Domino’s Pizza’s valuation multiples look expensive

As of May 5, Domino’s Pizza was trading at 34.0x analysts’ 2020 EPS estimates of $10.92, at 31.3x analysts’ 2021 EPS estimates of $11.88, and at 27.7x analysts’ 2022 EPS estimate of $13.40. These estimates represent a YoY growth of 14.1%, 8.8%, and 12.8% in those years, respectively.

However, the company’s revenue growth has been slowing down. After reporting double-digit revenue growth for five years, Domino’s Pizza posted revenue growth of 5.4% last year. Some of the declines were due to refranchising company-owned restaurants. Meanwhile, the company’s SSSG has also been slowing down.
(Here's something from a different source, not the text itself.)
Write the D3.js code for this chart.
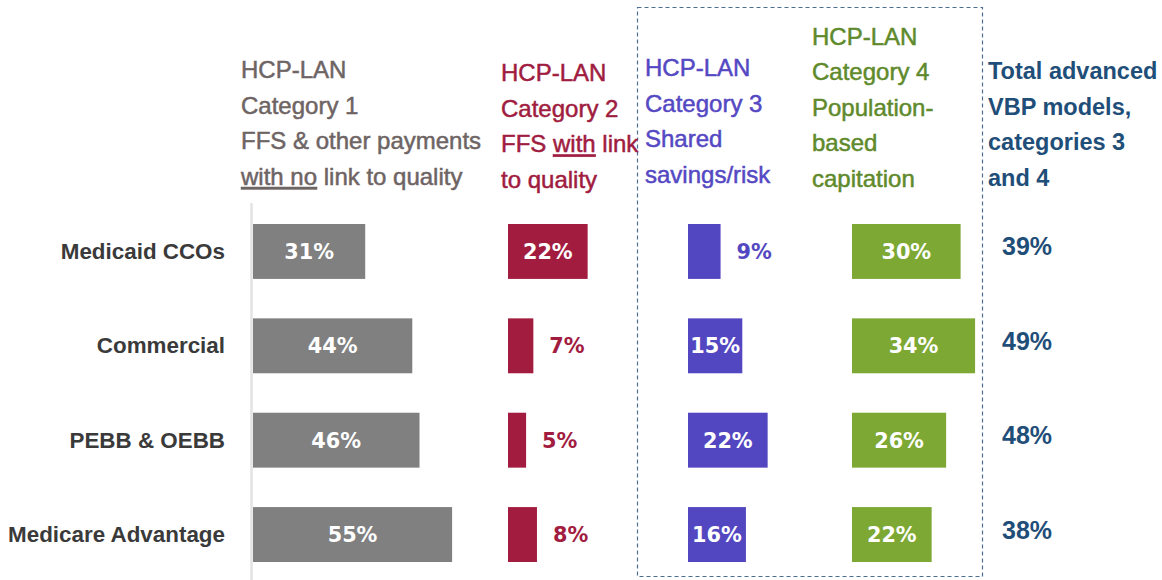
<!DOCTYPE html>
<html>
<head>
<meta charset="utf-8">
<script src="https://cdn.jsdelivr.net/npm/d3@7/dist/d3.min.js"></script>
<style>
  html, body { margin: 0; padding: 0; background: #ffffff; }
  svg { display: block; }
</style>
</head>
<body>
<svg id="chart" width="1162" height="580"></svg>
<script>
// ---------------- DATA ----------------
const categories = ["Medicaid CCOs", "Commercial", "PEBB & OEBB", "Medicare Advantage"];
const cat1Values = [31, 44, 46, 55];   // HCP-LAN Category 1
const cat2Values = [22, 7, 5, 8];      // HCP-LAN Category 2
const cat3Values = [9, 15, 22, 16];    // HCP-LAN Category 3
const cat4Values = [30, 34, 26, 22];   // HCP-LAN Category 4
const totalValues = [39, 49, 48, 38];  // Total advanced VBP (cat 3 + 4)

// Header lines; segments marked u:true are underlined
const header1 = [[{t:"HCP-LAN"}], [{t:"Category 1"}], [{t:"FFS & other payments"}], [{t:"with no", u:true}, {t:" link to quality"}]];
const header2 = [[{t:"HCP-LAN"}], [{t:"Category 2"}], [{t:"FFS "}, {t:"with", u:true}, {t:" link"}], [{t:"to quality"}]];
const header3 = [[{t:"HCP-LAN"}], [{t:"Category 3"}], [{t:"Shared"}], [{t:"savings/risk"}]];
const header4 = [[{t:"HCP-LAN"}], [{t:"Category 4"}], [{t:"Population-"}], [{t:"based"}], [{t:"capitation"}]];
const headerT = [[{t:"Total advanced"}], [{t:"VBP models,"}], [{t:"categories 3"}], [{t:"and 4"}]];

// ---------------- LAYOUT / STYLE ----------------
const svg = d3.select("#chart");
const headFont = "'Liberation Sans', Arial, sans-serif";
const valFont = "'DejaVu Sans', Verdana, sans-serif";

const y = d3.scaleBand().domain(categories).range([224, 562]).paddingInner(0.418).paddingOuter(0);
const w = d3.scaleLinear().domain([0, 100]).range([0, 362]);

const columns = [
  {values: cat1Values, x0: 253, bar: "#808080", text: "#6e6464", header: header1, hx: 241, hBottom: 185},
  {values: cat2Values, x0: 508, bar: "#a21c3f", text: "#a01c40", header: header2, hx: 501, hBottom: 188},
  {values: cat3Values, x0: 688, bar: "#5347c1", text: "#5548c3", header: header3, hx: 645, hBottom: 183},
  {values: cat4Values, x0: 852, bar: "#7da833", text: "#5f8a2c", header: header4, hx: 812, hBottom: 187}
];

// dashed box around categories 3 and 4
svg.append("rect")
  .attr("x", 637.5).attr("y", 7.5).attr("width", 345).attr("height", 569)
  .attr("fill", "none").attr("stroke", "#4e6f93").attr("stroke-width", 1.2)
  .attr("stroke-dasharray", "4,3");

// vertical axis line
svg.append("line")
  .attr("x1", 251.5).attr("x2", 251.5).attr("y1", 203).attr("y2", 580)
  .attr("stroke", "#e3e3e3").attr("stroke-width", 2.5);

// category labels
svg.append("g").selectAll("text").data(categories).join("text")
  .attr("x", 225)
  .attr("y", d => y(d) + y.bandwidth() / 2 + 7.5)
  .attr("text-anchor", "end")
  .attr("font-family", headFont).attr("font-weight", "bold").attr("font-size", 22.4)
  .attr("fill", "#3a3a3a")
  .text(d => d);

const lineH = 35.6;
function drawHeader(lines, x, bottom, color, weight, size, thick) {
  const n = lines.length;
  const g = svg.append("g");
  lines.forEach((segs, i) => {
    const t = g.append("text")
      .attr("x", x).attr("y", bottom - (n - 1 - i) * lineH)
      .attr("font-family", headFont).attr("font-size", size)
      .attr("font-weight", weight).attr("fill", color)
      .attr("stroke", color).attr("stroke-width", thick);
    segs.forEach(s => {
      const ts = t.append("tspan").text(s.t).attr("xml:space", "preserve");
      if (s.u) ts.attr("text-decoration", "underline");
    });
    t.style("white-space", "pre");
  });
}

columns.forEach(col => {
  drawHeader(col.header, col.hx, col.hBottom, col.text, "normal", 24, 0.5);
  const g = svg.append("g");
  const rows = categories.map((c, i) => ({c, v: col.values[i]}));
  g.selectAll("rect").data(rows).join("rect")
    .attr("x", col.x0)
    .attr("y", d => y(d.c))
    .attr("width", d => w(d.v))
    .attr("height", y.bandwidth())
    .attr("fill", col.bar);
  g.selectAll("text").data(rows).join("text")
    .attr("x", d => d.v < 10 ? col.x0 + w(d.v) + 16 : col.x0 + w(d.v) / 2)
    .attr("y", d => y(d.c) + y.bandwidth() / 2 + 7.5)
    .attr("text-anchor", d => d.v < 10 ? "start" : "middle")
    .attr("font-family", valFont).attr("font-weight", "bold").attr("font-size", 20.8)
    .attr("fill", d => d.v < 10 ? col.bar : "#ffffff")
    .text(d => d.v + "%");
});

// Total header and values
drawHeader(headerT, 988, 186, "#1f4e79", "bold", 23.5, 0);
svg.append("g").selectAll("text").data(categories.map((c, i) => ({c, v: totalValues[i]}))).join("text")
  .attr("x", 1002)
  .attr("y", d => y(d.c) + y.bandwidth() / 2 + 4)
  .attr("font-family", headFont).attr("font-weight", "bold").attr("font-size", 25)
  .attr("fill", "#1f4e79")
  .text(d => d.v + "%");
</script>
</body>
</html>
In 2019, the company posted an SSSG of 3.2% in the US and 1.9% in the international markets.

Despite the slowdown in its revenue growth, the company’s EPS rose by 13.7% last year. Domino’s Pizza repurchased shares worth $699.0 million in 2019, which contributed to its EPS growth. However, the company only generated $497 million of cash from its operating activities. So, the company has to borrow to fund its repurchase programs. Domino’s Pizza can’t continue to borrow to fund its repurchase program. Also, the debt levels have increased from $2.28 billion in 2015 to $4.38 billion in 2019.

My take

Although Domino’s Pizza has an excellent business model, I think that its recent surge has pushed it into overbought territory. The company’s valuation multiples look expensive amid the slow down in its revenue growth, flat EBIT margin, and rising debt. So, it would be wise for investors to book profits and look for other avenues with growth opportunities.